“Violence does not define us. Community defines us,” said Gov. Deval Patrick on Monday at the 11th annual Survivors of Homicide Victims Awareness Month commencement.
Patrick, who received the Survivor of Homicide Victims Advocate of the Year Award with Mayor Thomas Menino, addressed about 70 people at the foot of the Grand Staircase in the Massachusetts State House to kick-start the month, which runs from Nov. 20 to Dec. 20.
Boston communities affected by violence must come together to work on prevention for the future, Patrick said.
City and state leaders spoke in support of violence prevention, sponsored by the Louis D. Brown Peace Institute. Brown was a 15-year-old who was murdered in Dorchester in 1993.

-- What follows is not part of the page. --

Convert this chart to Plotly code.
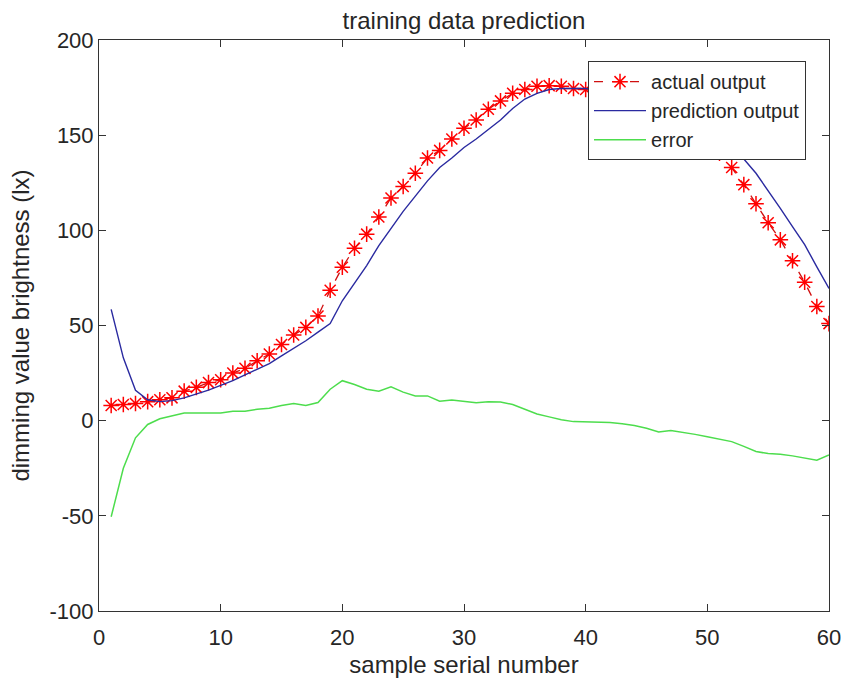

The survivors of homicide victims are the strongest people in the Commonwealth, Patrick said.
While addressing community involvement, Patrick said it takes more than the “sloganeering” that is going on about public safety.
“Coming together is not enough in time of loss alone,” he said. “It also means coming together to work on prevention and healing.”
Boston City Councilor At-Large Ayanna Pressley followed with a speech on the importance of engaging victims and survivors as stakeholders to violence prevention.
Pressley said that it is a “moral imperative to make sure that people feel safe.”
Attendees such as Sharell “BayHolla” Jacobs, whose niece was shot and killed in Roxbury earlier this year said that becoming involved with more community activities and meeting with other survivors helped her get rid of the hatred she felt after losing her niece.
The experience, she said, was very tragic because it was the first time her family had lost anyone to violence.
As part of the program’s survivor tribute, Jacobs, who is also a spoken-word artist, recited an original poem to the crowd called “One Voice,” which addressed each of the LBD Peace Institute’s seven principles.
“Survivors really don’t get a chance to be heard,” Jacobs said in an interview. “And by me having a voice and being an artist here, as well as being a survivor . . . I thought there [were] things that needed to be said.”
Jacobs said it is important to rehabilitate criminals to limit violence.
“Don’t just put them on probation and send them out,” she said. “Get them resources and tools and essentials so that they can recognize the negative in themselves and change that into a positive.”
Survivor and speaker Milton Jones said in an interview that he must “embrace forgiveness” in order to truly heal.
“The capacity to love carries with it the ability to forgive,” Jones said.
Clementia Chery, Brown’s mother, said during an interview that hosting the Survivors of Homicide Victims Awareness Month kick-off at the State House was an honor.
“The experience was beyond my expectations,” Chery said. “We did it. To have the governor, to have the attorney general, to have the elected officials . . . it’s bridging that connection [with the citizens].”